Organisers hold a press conference on July 10, 2018 ahead of the planned launch of Israel's first lunar spacecraft
Yehud (Israel) (AFP) - An Israeli organisation announced plans Tuesday to launch the country’s first spacecraft to the moon in December, with hopes of burnishing Israel’s reputation as a small nation with otherworldly high-tech ambitions.
The unmanned spacecraft, shaped like a pod and weighing some 585 kilogrammes (1,300 pounds) at launch, will land on the moon on February 13, 2019 if all goes according to plan, organisers SpaceIL told a news conference in Yehud, central Israel.
The vessel will be launched via a rocket from American entrepreneur Elon Musk’s SpaceX firm and its mission will include research on the moon’s magnetic field.
Its first task, however, will be to plant an Israeli flag on the moon, organisers said.
The project began as part of the Google Lunar XPrize, which in 2010 offered $30 million (25 million euros) in awards to encourage scientists and entrepreneurs to come up with relatively low-cost moon missions.
Three young Israeli scientists, Yariv Bash, Kfir Damari and Yonatan Winetraub, decided to join the fray.
“We met in a pub and started to discuss what it meant,” Damari recalled.
The trio formed SpaceIL and partnered with state-owned Israel Aerospace Industries, envisioning a very small craft they believed could land on the moon by 2013.
“As we went deeper into the project and the more people joined, we understood its complexity,” Damari said.
Although the Google prize expired in March without a winner having reached the moon, Israel’s team pledged to push forward.
A key figure to hop on board the project was Morris Kahn, a South African-born Israeli billionaire, who heard SpaceIL present their project.
Israeli billionaire investor Morris Kahn (C) poses with Israel Aerospace Industries (IAI) Space Division general manager Opher Doron (1st-R) during a news conference to announce the launch of a spacecraft to the moon
“I thought this was a great idea,” he said, “and I asked them – ‘do you have any money?’”
“They hadn’t really thought about the financial side,” Kahn said, relaying how he gave them an initial grant of $100,000, with his support growing with the project to largely cover the $95 million project.
To Kahn, for Israel to have a stake on the moon alongside the three global powers already there – the United States, Russia and China – would be “a tremendous achievement” that “will give us a sense of pride we really need”.
- ‘Backup plans’ -
Yossi Weiss, the CEO of IAI, said conquering space is not just a way to prove technological prowess, but also an increasingly urgent need for a human race rapidly dilapidating its resources.
“We need to think about backup plans,” Weiss said. “Earth is becoming small,” and ultimately “the future of humanity is in space”.
While the planned landing of the small unmanned vessel is one small step toward that end, it is nonetheless “a very significant one”, Weiss said.
On the moon, the vessel will transmit data to the control centre at IAI for two days before its systems shut down.
It is hoped the mission’s success will inspire scientific curiosity among Israeli youth.
“We’re trying to replicate the Apollo effect in the US,” Kahn said, referring to the US programme that landed the first humans on the moon in 1969.
“If we’re going to continue being the start-up country we’ve got to get engineers.”
Israeli Aerospace Industries director of Space division Opher Doron (R) and billionaire investor Morris Kahn (2nd-R) present a spacecraft during a press conference to announce its launch to the moon, in Yehud, central Israel
But even before its launch, the pod and its project have stirred great interest among children, according to Damari.
“They say kids are excited by space, robots and dinosaurs.
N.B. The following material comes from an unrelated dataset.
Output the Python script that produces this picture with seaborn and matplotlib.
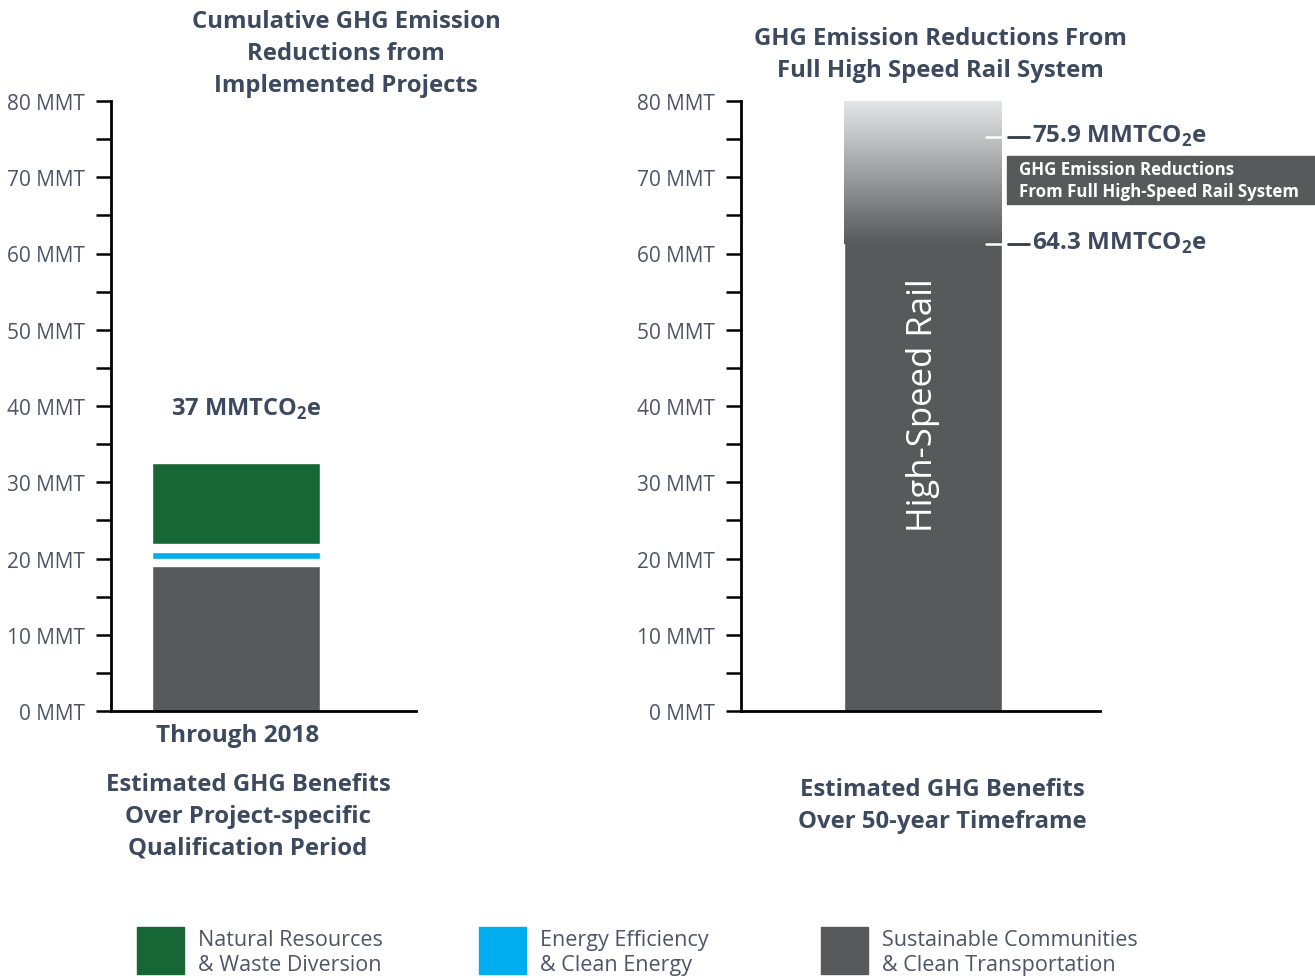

We have a robotic spacecraft -– that’s two out of three,” he said.
“When you meet school children and tell them about the project you can see the spark in their eye.
“Even if they don’t deal with space but enter another scientific or engineering field, we’ve realised the vision.”
Damari noted the shift his project created in the Israeli space industry, which has focused on security-related projects and long carried out satellite launches.
“Since we began you can see more and more start-ups and projects that deal with space in the civilian aspect,” he said.
The relatively lean Israeli project, which was not initiated or funded by the state, could also mark a change in the way space-related projects are construed and performed, paving the way for more private initiatives.
“It’s going to show the way for the rest of the world” to send a spacecraft to the moon at a reasonable cost, said Ofer Doron, head of IAI’s space division.